Phase 3: The shift to tell it what TO do, very precisely
Instead of saying “don’t make a top-down view”, I tried this: “Horizon line centered vertically at approximately 50% from the top. All vertical architectural lines remain perfectly parallel to image edges. Zero-Tilt: all vertical edges must be 90° to the horizon.” This worked noticeably better. What I learned: Positive, specific, measurable instructions beat negative.
Recommended by LinkedIn
Phase 4: The role change mattered more than expected
I changed my system instruction from: “Act as an Architectural Visualizer” to: “Act as a Professional Interior Photographer”. The outputs shifted toward eye-level perspectives almost immediately.
My theory is that the model’s training data associates “architect” with blueprints, plans, and top-down diagrams, while “photographer” is associated with eye-level shots, composition, and real-world perspectives. I’m not 100% sure this explanation is correct but the results were consistent enough that I kept it.
Phase 5: Language mattered more than I expected
Calling structural elements “immutable anchors” worked better than saying “don’t move the walls”. The model seemed to respond much better to domain-specific terminology — words that are strongly tied to concrete concepts in its training data. What I learned: Use the vocabulary of the domain you want the output to match. If you want architectural accuracy, use architectural terms. If you want photographic quality, use photography terms.

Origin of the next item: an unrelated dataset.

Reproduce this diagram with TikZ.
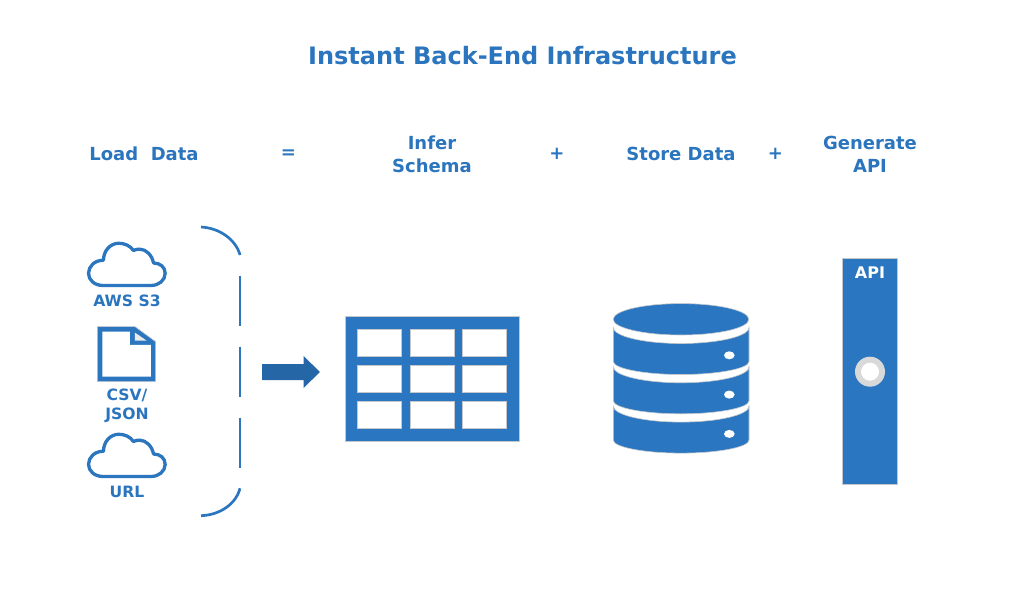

Phase 6: Multi-pass beats single-pass, always
Trying to do everything in one prompt never worked reliably.
So I split the process:
Pass 1: Generate a render - a plain white architectural model with correct geometry, shadows, and perspective. No textures. No furniture. No colors. Low temperature (0.2) for consistency.
Pass 2: Take that render and add materials, furniture, and lighting. Use reference images for style. Higher temperature (0.4) for creative freedom.
This was far more stable than any single-pass prompt.
What actually helped
What actually helped wasn’t clever prompts. It was documenting what worked, what didn’t, and asking why.
This article comes from a real project I built, but the lessons apply even if you’re just typing questions into a chat window. No code. No settings. Just curiosity and patience.
Document everything as you go. Not in a polished way. Just messy notes: “Tried X, got Y, expected Z.” That’s it.
After a few weeks, go back and read your notes. Patterns will jump out. You’ll see your recurring mistakes. Experiment, document and analyze.
Why this works better than memorizing tips
Prompt engineering is deeply context-dependent. What works for interior rendering doesn’t directly work for code generation or essay writing. The patterns I found are specific to my use case, my model, and my inputs. Your patterns will be different.
I might be wrong about some explanations in this article. I’m explaining why I think certain things worked, based on my understanding of how these models work. The internal mechanics may be different.
I’m not an ML researcher.I’m a developer who needed to get something working. And this is what actually helped.
I’m currently experimenting with Gemini voice models for my next project. I’m approaching it the same way. If I learn something useful, I’ll probably update this article.